● DIRECTIONS
Without the pictures, return exactly the lines from the one with "Clone this chart" through the one with "rx: 33, ry: 31". Both end lines belong in the copy.

● LISTED ENTRIES
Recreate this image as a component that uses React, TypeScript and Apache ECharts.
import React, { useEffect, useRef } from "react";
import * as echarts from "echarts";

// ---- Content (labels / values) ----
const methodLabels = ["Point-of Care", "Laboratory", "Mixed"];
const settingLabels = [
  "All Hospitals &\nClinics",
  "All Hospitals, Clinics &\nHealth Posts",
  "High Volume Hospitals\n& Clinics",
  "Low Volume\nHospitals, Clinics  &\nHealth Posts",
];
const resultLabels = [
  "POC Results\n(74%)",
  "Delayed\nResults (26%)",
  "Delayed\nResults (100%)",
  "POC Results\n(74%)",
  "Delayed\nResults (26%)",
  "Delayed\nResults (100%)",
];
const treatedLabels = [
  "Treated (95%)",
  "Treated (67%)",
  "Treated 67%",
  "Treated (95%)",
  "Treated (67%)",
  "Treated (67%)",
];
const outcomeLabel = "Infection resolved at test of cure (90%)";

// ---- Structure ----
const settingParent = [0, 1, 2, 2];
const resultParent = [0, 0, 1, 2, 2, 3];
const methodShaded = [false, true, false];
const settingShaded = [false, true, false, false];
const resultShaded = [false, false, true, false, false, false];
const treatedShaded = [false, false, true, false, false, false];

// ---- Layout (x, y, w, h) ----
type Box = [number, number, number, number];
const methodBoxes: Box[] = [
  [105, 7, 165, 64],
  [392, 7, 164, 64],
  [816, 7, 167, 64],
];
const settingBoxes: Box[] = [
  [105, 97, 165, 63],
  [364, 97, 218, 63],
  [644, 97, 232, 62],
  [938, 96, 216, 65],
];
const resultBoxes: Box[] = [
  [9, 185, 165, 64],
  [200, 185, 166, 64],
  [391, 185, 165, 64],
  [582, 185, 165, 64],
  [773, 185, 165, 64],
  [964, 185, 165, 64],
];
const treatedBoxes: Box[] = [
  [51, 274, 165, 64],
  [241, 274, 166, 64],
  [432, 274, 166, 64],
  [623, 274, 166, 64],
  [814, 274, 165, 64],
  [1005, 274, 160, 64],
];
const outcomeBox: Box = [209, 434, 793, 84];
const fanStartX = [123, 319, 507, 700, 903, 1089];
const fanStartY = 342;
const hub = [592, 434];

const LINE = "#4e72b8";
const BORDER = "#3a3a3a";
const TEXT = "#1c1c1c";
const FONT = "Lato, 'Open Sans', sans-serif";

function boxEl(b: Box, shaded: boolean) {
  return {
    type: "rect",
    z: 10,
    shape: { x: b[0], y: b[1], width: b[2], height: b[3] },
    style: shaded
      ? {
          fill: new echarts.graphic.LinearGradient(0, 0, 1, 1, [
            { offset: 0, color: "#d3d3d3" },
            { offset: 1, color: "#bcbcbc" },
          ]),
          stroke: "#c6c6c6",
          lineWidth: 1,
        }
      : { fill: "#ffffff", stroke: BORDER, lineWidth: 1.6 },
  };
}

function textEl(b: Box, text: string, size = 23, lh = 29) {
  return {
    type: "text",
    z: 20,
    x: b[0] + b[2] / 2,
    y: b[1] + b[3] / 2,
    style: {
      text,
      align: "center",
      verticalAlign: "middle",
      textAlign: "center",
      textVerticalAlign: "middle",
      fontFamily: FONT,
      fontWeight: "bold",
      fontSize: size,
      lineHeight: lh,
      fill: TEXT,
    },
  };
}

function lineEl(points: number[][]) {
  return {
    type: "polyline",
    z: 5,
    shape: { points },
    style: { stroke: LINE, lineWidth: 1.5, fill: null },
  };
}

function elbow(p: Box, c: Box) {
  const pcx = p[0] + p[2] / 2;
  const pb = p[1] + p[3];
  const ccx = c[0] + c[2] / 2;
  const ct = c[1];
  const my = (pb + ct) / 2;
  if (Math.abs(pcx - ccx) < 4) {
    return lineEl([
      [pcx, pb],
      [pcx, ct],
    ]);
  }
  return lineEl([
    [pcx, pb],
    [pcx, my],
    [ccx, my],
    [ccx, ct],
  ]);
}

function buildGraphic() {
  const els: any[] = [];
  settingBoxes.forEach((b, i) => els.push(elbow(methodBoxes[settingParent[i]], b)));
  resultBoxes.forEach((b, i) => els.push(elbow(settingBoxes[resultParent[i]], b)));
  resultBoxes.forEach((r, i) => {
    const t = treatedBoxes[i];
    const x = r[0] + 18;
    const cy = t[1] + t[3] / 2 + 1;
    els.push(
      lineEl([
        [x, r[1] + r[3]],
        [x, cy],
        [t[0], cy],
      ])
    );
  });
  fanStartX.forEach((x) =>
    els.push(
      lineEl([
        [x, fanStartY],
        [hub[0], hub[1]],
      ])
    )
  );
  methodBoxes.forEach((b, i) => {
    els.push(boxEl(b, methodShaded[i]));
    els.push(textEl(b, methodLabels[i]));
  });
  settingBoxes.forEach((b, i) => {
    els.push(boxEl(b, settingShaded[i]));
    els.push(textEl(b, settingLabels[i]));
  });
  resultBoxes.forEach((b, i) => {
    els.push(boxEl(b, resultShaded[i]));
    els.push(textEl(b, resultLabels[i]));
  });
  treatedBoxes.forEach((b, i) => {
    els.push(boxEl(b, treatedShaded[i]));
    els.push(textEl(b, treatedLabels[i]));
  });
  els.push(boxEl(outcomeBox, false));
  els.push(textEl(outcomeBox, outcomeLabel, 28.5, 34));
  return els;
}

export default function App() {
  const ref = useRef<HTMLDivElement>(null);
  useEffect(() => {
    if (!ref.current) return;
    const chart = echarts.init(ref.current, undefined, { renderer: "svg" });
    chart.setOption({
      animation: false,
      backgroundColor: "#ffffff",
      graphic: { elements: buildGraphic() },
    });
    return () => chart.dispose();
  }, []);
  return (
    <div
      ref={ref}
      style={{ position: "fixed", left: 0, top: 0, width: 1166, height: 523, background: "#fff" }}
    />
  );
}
---
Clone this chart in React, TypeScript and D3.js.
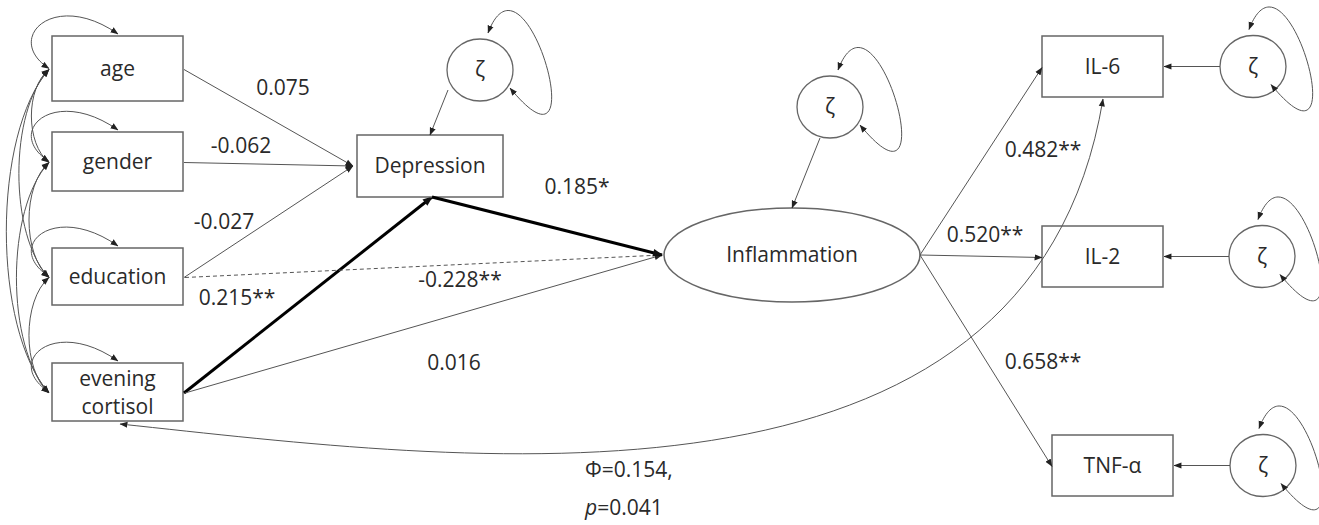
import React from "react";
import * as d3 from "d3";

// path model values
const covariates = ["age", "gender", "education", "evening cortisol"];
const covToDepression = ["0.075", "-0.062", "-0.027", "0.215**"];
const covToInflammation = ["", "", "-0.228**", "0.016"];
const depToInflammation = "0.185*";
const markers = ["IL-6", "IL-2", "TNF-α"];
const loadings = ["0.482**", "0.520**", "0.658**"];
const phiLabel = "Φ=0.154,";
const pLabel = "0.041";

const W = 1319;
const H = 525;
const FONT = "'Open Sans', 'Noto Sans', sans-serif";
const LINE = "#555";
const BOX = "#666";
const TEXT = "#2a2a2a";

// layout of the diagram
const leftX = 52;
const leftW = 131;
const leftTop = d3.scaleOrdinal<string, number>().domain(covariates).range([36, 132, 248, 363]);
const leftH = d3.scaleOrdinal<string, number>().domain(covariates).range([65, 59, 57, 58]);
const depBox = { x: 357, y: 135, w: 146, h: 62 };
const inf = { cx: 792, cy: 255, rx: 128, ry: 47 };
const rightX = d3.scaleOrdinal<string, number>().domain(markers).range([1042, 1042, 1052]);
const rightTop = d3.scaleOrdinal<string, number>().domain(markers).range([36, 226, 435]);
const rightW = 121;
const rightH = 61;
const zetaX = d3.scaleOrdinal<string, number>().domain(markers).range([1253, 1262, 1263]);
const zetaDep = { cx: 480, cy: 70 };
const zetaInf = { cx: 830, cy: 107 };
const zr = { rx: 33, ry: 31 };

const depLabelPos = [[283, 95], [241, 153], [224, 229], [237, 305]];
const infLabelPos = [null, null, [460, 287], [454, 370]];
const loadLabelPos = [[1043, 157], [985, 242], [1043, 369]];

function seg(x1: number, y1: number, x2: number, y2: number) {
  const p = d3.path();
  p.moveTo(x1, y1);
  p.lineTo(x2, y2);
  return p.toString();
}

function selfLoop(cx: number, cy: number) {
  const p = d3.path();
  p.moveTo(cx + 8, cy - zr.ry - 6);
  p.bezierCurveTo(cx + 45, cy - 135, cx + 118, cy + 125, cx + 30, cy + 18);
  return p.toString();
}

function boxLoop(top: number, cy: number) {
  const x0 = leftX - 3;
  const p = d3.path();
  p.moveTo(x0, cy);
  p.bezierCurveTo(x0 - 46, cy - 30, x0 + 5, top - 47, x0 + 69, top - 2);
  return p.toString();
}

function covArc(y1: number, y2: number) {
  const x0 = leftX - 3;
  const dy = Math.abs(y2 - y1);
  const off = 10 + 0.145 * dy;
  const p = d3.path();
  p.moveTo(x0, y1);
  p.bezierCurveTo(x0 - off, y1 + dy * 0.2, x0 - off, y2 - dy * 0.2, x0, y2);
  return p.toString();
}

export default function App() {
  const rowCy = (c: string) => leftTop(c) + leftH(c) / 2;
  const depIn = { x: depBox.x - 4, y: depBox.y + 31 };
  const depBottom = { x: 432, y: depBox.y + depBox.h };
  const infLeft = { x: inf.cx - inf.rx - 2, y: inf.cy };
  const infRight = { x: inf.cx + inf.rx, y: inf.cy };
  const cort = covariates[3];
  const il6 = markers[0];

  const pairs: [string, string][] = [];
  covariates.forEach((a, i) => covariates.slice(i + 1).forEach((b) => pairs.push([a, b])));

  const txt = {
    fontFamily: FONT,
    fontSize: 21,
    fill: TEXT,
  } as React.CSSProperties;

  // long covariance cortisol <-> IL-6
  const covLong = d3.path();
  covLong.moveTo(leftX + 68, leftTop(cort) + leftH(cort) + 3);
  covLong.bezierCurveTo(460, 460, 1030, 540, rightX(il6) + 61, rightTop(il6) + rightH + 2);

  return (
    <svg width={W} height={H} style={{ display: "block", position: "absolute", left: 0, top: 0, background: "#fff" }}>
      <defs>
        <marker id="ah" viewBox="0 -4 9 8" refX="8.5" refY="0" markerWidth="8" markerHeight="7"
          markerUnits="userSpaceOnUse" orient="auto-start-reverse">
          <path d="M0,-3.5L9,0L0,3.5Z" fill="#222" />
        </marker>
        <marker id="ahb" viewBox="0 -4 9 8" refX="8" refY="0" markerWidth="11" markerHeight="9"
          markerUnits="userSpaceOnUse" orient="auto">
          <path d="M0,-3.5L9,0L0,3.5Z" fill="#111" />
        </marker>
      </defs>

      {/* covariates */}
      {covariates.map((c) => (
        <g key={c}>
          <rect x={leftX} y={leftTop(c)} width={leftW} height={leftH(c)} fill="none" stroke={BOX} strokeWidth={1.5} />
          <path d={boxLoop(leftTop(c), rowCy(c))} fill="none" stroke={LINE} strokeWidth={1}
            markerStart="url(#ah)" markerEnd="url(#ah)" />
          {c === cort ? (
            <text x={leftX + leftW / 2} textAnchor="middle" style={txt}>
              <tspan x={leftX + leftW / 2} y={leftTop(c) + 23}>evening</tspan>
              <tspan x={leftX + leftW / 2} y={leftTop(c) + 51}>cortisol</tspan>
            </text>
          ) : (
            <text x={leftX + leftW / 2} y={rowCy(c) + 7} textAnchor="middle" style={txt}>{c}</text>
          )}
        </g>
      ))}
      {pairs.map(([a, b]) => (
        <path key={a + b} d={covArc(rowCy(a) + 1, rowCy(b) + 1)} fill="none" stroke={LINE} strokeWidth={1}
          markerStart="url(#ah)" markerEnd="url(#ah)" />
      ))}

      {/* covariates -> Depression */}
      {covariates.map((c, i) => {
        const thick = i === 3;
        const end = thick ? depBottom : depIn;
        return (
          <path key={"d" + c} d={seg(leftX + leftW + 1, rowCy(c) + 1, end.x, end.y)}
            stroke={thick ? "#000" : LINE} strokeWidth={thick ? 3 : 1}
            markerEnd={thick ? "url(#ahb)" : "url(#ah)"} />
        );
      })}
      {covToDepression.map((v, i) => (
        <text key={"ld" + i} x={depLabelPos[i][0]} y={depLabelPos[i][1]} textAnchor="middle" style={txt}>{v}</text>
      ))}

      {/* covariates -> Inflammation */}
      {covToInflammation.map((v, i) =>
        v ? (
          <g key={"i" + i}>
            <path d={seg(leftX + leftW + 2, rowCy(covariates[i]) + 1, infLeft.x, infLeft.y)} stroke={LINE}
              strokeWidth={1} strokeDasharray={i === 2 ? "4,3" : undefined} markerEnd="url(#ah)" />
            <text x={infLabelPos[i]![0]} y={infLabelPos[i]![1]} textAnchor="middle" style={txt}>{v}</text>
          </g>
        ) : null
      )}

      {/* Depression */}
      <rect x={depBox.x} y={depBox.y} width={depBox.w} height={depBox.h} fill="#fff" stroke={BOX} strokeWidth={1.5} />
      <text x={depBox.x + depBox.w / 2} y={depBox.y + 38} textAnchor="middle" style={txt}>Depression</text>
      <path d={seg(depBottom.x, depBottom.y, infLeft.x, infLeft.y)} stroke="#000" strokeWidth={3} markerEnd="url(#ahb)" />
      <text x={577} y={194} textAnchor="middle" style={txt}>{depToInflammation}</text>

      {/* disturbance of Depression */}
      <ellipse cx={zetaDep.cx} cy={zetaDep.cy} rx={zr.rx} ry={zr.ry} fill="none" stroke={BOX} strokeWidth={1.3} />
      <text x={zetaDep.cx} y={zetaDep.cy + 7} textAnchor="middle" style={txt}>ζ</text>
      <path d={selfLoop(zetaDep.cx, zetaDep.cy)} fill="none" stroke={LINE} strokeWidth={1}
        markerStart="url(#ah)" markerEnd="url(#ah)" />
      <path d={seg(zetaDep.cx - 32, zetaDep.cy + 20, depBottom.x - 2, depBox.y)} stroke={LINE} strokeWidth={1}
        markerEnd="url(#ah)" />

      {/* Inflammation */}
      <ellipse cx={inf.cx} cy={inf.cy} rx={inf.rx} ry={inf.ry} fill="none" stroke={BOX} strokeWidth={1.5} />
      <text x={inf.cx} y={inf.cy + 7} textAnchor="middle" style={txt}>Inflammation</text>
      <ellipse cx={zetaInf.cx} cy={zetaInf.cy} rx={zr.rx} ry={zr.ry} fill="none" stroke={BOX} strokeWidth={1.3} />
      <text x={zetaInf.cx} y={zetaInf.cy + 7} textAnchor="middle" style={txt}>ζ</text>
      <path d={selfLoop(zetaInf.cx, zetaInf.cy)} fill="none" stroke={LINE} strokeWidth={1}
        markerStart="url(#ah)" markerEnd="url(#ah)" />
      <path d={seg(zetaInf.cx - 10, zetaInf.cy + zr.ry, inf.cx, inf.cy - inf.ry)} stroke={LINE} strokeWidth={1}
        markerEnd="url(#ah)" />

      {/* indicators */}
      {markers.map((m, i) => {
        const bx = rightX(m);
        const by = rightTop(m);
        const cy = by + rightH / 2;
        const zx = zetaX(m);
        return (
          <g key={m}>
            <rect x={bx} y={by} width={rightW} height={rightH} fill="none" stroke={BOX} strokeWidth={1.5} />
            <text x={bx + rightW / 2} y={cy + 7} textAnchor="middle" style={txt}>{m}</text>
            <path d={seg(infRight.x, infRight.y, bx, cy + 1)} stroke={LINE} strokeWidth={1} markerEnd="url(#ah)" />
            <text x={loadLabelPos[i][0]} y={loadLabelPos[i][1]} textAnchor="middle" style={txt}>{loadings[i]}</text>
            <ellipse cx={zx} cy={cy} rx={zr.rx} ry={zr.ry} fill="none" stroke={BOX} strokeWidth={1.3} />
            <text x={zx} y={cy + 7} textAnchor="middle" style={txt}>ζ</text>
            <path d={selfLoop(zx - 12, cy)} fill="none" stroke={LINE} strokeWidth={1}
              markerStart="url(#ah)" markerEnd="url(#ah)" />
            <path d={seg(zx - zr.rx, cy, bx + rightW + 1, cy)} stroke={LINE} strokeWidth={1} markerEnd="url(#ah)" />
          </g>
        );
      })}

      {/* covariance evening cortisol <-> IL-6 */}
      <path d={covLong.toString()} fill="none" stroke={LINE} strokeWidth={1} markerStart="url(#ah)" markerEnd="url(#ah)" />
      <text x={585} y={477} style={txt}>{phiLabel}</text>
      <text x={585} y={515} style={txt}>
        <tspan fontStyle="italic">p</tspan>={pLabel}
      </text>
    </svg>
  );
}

● EXPECTED ANSWER
Clone this chart in React, TypeScript and D3.js.
import React from "react";
import * as d3 from "d3";

// path model values
const covariates = ["age", "gender", "education", "evening cortisol"];
const covToDepression = ["0.075", "-0.062", "-0.027", "0.215**"];
const covToInflammation = ["", "", "-0.228**", "0.016"];
const depToInflammation = "0.185*";
const markers = ["IL-6", "IL-2", "TNF-α"];
const loadings = ["0.482**", "0.520**", "0.658**"];
const phiLabel = "Φ=0.154,";
const pLabel = "0.041";

const W = 1319;
const H = 525;
const FONT = "'Open Sans', 'Noto Sans', sans-serif";
const LINE = "#555";
const BOX = "#666";
const TEXT = "#2a2a2a";

// layout of the diagram
const leftX = 52;
const leftW = 131;
const leftTop = d3.scaleOrdinal<string, number>().domain(covariates).range([36, 132, 248, 363]);
const leftH = d3.scaleOrdinal<string, number>().domain(covariates).range([65, 59, 57, 58]);
const depBox = { x: 357, y: 135, w: 146, h: 62 };
const inf = { cx: 792, cy: 255, rx: 128, ry: 47 };
const rightX = d3.scaleOrdinal<string, number>().domain(markers).range([1042, 1042, 1052]);
const rightTop = d3.scaleOrdinal<string, number>().domain(markers).range([36, 226, 435]);
const rightW = 121;
const rightH = 61;
const zetaX = d3.scaleOrdinal<string, number>().domain(markers).range([1253, 1262, 1263]);
const zetaDep = { cx: 480, cy: 70 };
const zetaInf = { cx: 830, cy: 107 };
const zr = { rx: 33, ry: 31 };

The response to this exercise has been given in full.